The Barnes exhibition comprises three sections. In the first gallery, we see works on paper, reminiscent of sketchbook pages, that Bourouissa made in Philadelphia. Including diagrams, written notes, sketches, and collages, the pages visualize the artist’s real-time processing of his experiences and recordings of his early ideas around Horse Day. Ephemera from the event is installed nearby. The gallery’s documentary tone positions Horse Day, and Bourouissa’s engagement, as the intangible “real work.” Meanwhile, Bourouissa shows his collaborative ideals by yielding space to other makers: costumes, sculptures, and an improvised mural in the gallery are attributed to more than 10 artists, while the circular scaffolding that houses the drawings was constructed by the Fletcher Street riders. It seems clear that Bourouissa is genuinely invested, intellectually and emotionally, in being useful to both the Fletcher Street community and Philadelphia artists more broadly.

The second room contains a 14-minute documentary video diptych entitled “Horse Day” (2015). The left projection shows riders ambling on horseback through the streets of Philadelphia and talking at the stables, while the right projection focuses on the contest. Bourouissa portrays the riders’ performances as bathed in glory; the costumes, music, and horsemen’s prowess meld into a moving spectacle.

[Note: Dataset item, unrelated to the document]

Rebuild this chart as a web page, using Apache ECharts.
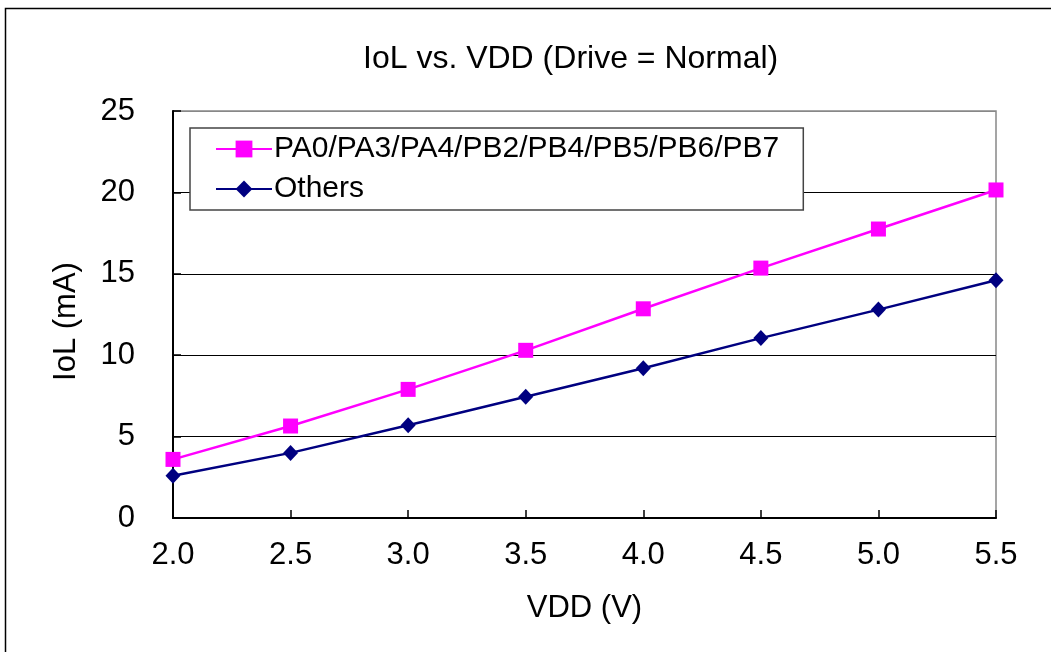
<!DOCTYPE html>
<html><head><meta charset="utf-8">
<script src="https://cdn.jsdelivr.net/npm/echarts@6/dist/echarts.min.js"></script>
<style>html,body{margin:0;padding:0;background:#fff}#c{width:1051px;height:652px}</style>
</head><body><div id="c"></div>
<script>
const vdd = [2.0, 2.5, 3.0, 3.5, 4.0, 4.5, 5.0, 5.5];
const paSeries = [3.6, 5.65, 7.9, 10.3, 12.85, 15.35, 17.75, 20.15];
const othersSeries = [2.6, 4.0, 5.7, 7.45, 9.2, 11.05, 12.8, 14.6];
const seriesNames = ['PA0/PA3/PA4/PB2/PB4/PB5/PB6/PB7', 'Others'];
const titleText = 'IoL vs. VDD (Drive = Normal)';
const xName = 'VDD (V)';
const yName = 'IoL (mA)';

const font = 'Liberation Sans, Arial, sans-serif';
const chart = echarts.init(document.getElementById('c'), null, {renderer: 'canvas'});
chart.setOption({
  animation: false,
  backgroundColor: '#fff',
  graphic: [{type: 'rect', shape: {x: 5.5, y: 8.5, width: 1100, height: 700}, style: {fill: 'none', stroke: '#000', lineWidth: 1.5}, silent: true, z: -1}],
  title: {text: titleText, left: 358, top: 38, textStyle: {fontFamily: font, fontSize: 32, fontWeight: 'normal', color: '#000'}},
  grid: {left: 173, right: 55, top: 111, bottom: 134, show: true, borderColor: '#888', borderWidth: 1.5, backgroundColor: '#fff'},
  legend: {
    orient: 'vertical', left: 190, top: 128,
    backgroundColor: '#fff', borderColor: '#444', borderWidth: 1.5,
    padding: [6, 24, 6, 25], itemGap: 10, itemWidth: 56, itemHeight: 21,
    textStyle: {fontFamily: font, fontSize: 30, color: '#000', padding: [0, 0, 0, -3]},
    data: seriesNames
  },
  xAxis: {
    type: 'value', min: 2, max: 5.5, interval: 0.5,
    name: xName, nameLocation: 'middle', nameGap: 75,
    nameTextStyle: {fontFamily: font, fontSize: 31, color: '#000'},
    axisLine: {show: true, lineStyle: {color: '#000', width: 2}},
    axisTick: {show: true, inside: true, length: 8, lineStyle: {color: '#000', width: 1.5}},
    axisLabel: {fontFamily: font, fontSize: 31, color: '#000', margin: 22, formatter: v => v.toFixed(1)},
    splitLine: {show: false}
  },
  yAxis: {
    type: 'value', min: 0, max: 25, interval: 5,
    name: yName, nameLocation: 'middle', nameGap: 91,
    nameTextStyle: {fontFamily: font, fontSize: 31, color: '#000', padding: [0, 14, 0, 0]},
    axisLine: {show: true, lineStyle: {color: '#000', width: 2}},
    axisTick: {show: true, inside: true, length: 8, lineStyle: {color: '#000', width: 1.5}},
    axisLabel: {fontFamily: font, fontSize: 31, color: '#000', margin: 38},
    splitLine: {show: true, lineStyle: {color: ['#000', '#000', '#000', '#000', '#000', '#888'], width: 1.2}}
  },
  series: [
    {name: seriesNames[0], type: 'line', data: vdd.map((x, i) => [x, paSeries[i]]),
     symbol: 'rect', symbolSize: 15, lineStyle: {color: '#FF00FF', width: 2.5}, itemStyle: {color: '#FF00FF'}, z: 3},
    {name: seriesNames[1], type: 'line', data: vdd.map((x, i) => [x, othersSeries[i]]),
     symbol: 'diamond', symbolSize: [15, 16], lineStyle: {color: '#000080', width: 2.5}, itemStyle: {color: '#000080'}, z: 4}
  ]
});
</script></body></html>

In the West, equestrianism tends to symbolize power, aristocracy, and liberty — all privileges historically denied to black Americans. Are Bourouissa’s images subversive? The Fletcher Street riders don’t see themselves as making a statement. As Bourouissa explained at the exhibit’s press preview, “They’re just focused on their riding, on the horses.” The video illustrates his point. We see how un-self-conscious the riders are in their saddles; they’re poised and completely in their element. Moreover, there’s a robust tradition of black and brown cowboys in the United States. Throughout Urban Riders, Bourouissa’s images do capitalize on the horse’s associations and the riders’ blackness to challenge viewers, but not to a problematic extent. At a talk this past June at the Barnes, the president of the Fletcher Street Urban Riders Club responded emphatically when audience members raised concerns about exploitation. “I do not feel as if I’m being exploited,” he insisted. For him, the fact that Bourouissa is “making something positive,” and brought the Strawberry Mansion community together on Horse Day, makes all the difference.

The show’s third section features “The Hood” (2014–17)a series that Bourouissa completed in France in response to his time with the Fletcher Street riders. The sculptural collages are constructed of metal parts of cars and imprinted with Bourouissa’s photographs from Philadelphia. In the City of Brotherly Love, mangled car parts are a familiar part of the urban landscape, especially in impoverished areas. The equestrian images and junkyard fragments evoke contradicting associations in regards to wealth and class, complicating mainstream notions about “the hood.” The series was inspired by Bourouissa’s experience of noticing the riders’ reflections in the city’s omnipresent cars. He was particularly struck by the distortion of the boys’ images. These works on the whole feel metaphorical, alluding to distorted perceptions of black males in America today. It’s an elegant series that proves Bourouissa’s equal commitment to studio and social practice.

For the Barnes Foundation, presenting Urban Riders is a loaded decision. After building his famed collection, Dr. Albert Coombs Barnes founded the institution in 1922 as an art school. His educational programming had a social justice bent; he strove to enrich the lives of less-fortunate students, particularly working-class individuals and African Americans. The collection’s move to Philadelphia’s Museum District was controversial. According to the 2009 documentary film The Art of the Steal, the move amounted to a violation of Barnes’s will by cultural and political elite, greedy for glory and financial gain. Depending on one’s point of view, Urban Riders could be seen as confirming the persistence of Barnes’s founding principles — or as an effort at redemption.